(Code that draws figures)

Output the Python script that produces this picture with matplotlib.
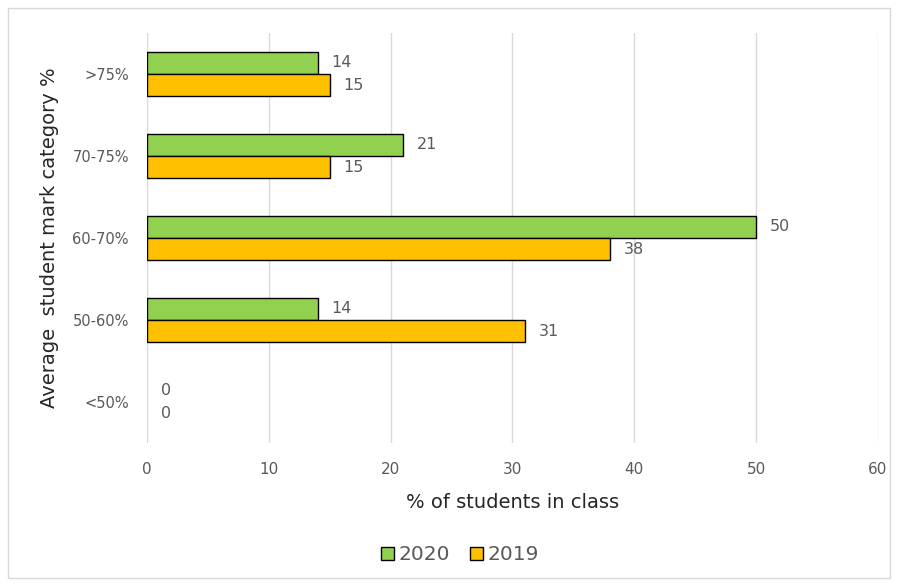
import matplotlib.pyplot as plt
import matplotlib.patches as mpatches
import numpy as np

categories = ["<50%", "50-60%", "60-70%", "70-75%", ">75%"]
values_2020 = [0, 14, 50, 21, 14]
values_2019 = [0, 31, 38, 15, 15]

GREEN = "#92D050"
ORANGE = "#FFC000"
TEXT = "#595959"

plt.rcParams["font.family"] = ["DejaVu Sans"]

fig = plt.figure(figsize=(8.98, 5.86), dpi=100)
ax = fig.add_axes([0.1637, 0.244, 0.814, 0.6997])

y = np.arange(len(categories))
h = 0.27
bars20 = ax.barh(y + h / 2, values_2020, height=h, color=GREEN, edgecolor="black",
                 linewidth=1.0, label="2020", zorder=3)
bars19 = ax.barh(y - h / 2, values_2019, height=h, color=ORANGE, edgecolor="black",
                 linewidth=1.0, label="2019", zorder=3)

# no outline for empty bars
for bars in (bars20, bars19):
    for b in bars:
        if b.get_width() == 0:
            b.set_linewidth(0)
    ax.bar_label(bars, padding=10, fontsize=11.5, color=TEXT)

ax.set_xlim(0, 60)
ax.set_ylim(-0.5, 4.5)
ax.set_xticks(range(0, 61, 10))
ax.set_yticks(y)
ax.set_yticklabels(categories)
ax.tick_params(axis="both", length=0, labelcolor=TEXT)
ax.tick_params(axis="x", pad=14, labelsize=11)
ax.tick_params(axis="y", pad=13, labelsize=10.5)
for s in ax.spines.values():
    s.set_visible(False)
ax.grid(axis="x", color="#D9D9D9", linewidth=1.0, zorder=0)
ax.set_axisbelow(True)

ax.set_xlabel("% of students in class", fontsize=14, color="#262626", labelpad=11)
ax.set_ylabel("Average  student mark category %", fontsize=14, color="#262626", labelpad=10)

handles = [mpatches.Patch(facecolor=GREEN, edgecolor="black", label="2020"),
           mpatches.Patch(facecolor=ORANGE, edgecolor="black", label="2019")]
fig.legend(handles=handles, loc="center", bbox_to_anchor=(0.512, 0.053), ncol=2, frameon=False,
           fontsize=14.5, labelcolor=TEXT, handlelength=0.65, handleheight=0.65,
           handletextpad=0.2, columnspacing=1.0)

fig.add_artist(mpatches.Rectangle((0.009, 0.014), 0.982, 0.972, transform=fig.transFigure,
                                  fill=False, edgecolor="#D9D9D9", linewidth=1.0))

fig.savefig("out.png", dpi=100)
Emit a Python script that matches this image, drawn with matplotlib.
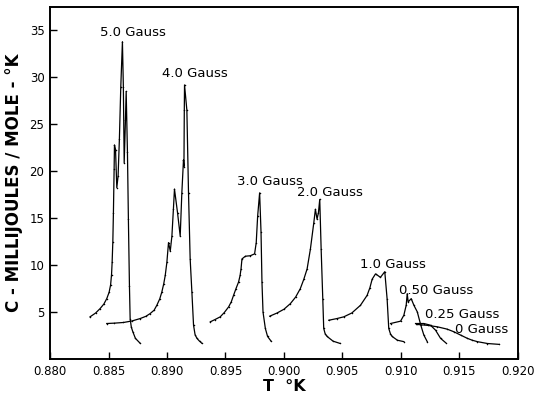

EXERCISE AIM: Print out every entry above without changing a word, and leave out the pictures.

RESPONSE TO THIS EXERCISE:
Output the Python script that produces this picture with matplotlib.
import matplotlib.pyplot as plt
import matplotlib.patches as mpatches
import numpy as np

categories = ["<50%", "50-60%", "60-70%", "70-75%", ">75%"]
values_2020 = [0, 14, 50, 21, 14]
values_2019 = [0, 31, 38, 15, 15]

GREEN = "#92D050"
ORANGE = "#FFC000"
TEXT = "#595959"

plt.rcParams["font.family"] = ["DejaVu Sans"]

fig = plt.figure(figsize=(8.98, 5.86), dpi=100)
ax = fig.add_axes([0.1637, 0.244, 0.814, 0.6997])

y = np.arange(len(categories))
h = 0.27
bars20 = ax.barh(y + h / 2, values_2020, height=h, color=GREEN, edgecolor="black",
                 linewidth=1.0, label="2020", zorder=3)
bars19 = ax.barh(y - h / 2, values_2019, height=h, color=ORANGE, edgecolor="black",
                 linewidth=1.0, label="2019", zorder=3)

# no outline for empty bars
for bars in (bars20, bars19):
    for b in bars:
        if b.get_width() == 0:
            b.set_linewidth(0)
    ax.bar_label(bars, padding=10, fontsize=11.5, color=TEXT)

ax.set_xlim(0, 60)
ax.set_ylim(-0.5, 4.5)
ax.set_xticks(range(0, 61, 10))
ax.set_yticks(y)
ax.set_yticklabels(categories)
ax.tick_params(axis="both", length=0, labelcolor=TEXT)
ax.tick_params(axis="x", pad=14, labelsize=11)
ax.tick_params(axis="y", pad=13, labelsize=10.5)
for s in ax.spines.values():
    s.set_visible(False)
ax.grid(axis="x", color="#D9D9D9", linewidth=1.0, zorder=0)
ax.set_axisbelow(True)

ax.set_xlabel("% of students in class", fontsize=14, color="#262626", labelpad=11)
ax.set_ylabel("Average  student mark category %", fontsize=14, color="#262626", labelpad=10)

handles = [mpatches.Patch(facecolor=GREEN, edgecolor="black", label="2020"),
           mpatches.Patch(facecolor=ORANGE, edgecolor="black", label="2019")]
fig.legend(handles=handles, loc="center", bbox_to_anchor=(0.512, 0.053), ncol=2, frameon=False,
           fontsize=14.5, labelcolor=TEXT, handlelength=0.65, handleheight=0.65,
           handletextpad=0.2, columnspacing=1.0)

fig.add_artist(mpatches.Rectangle((0.009, 0.014), 0.982, 0.972, transform=fig.transFigure,
                                  fill=False, edgecolor="#D9D9D9", linewidth=1.0))

fig.savefig("out.png", dpi=100)
Emit a Python script that matches this image, drawn with matplotlib.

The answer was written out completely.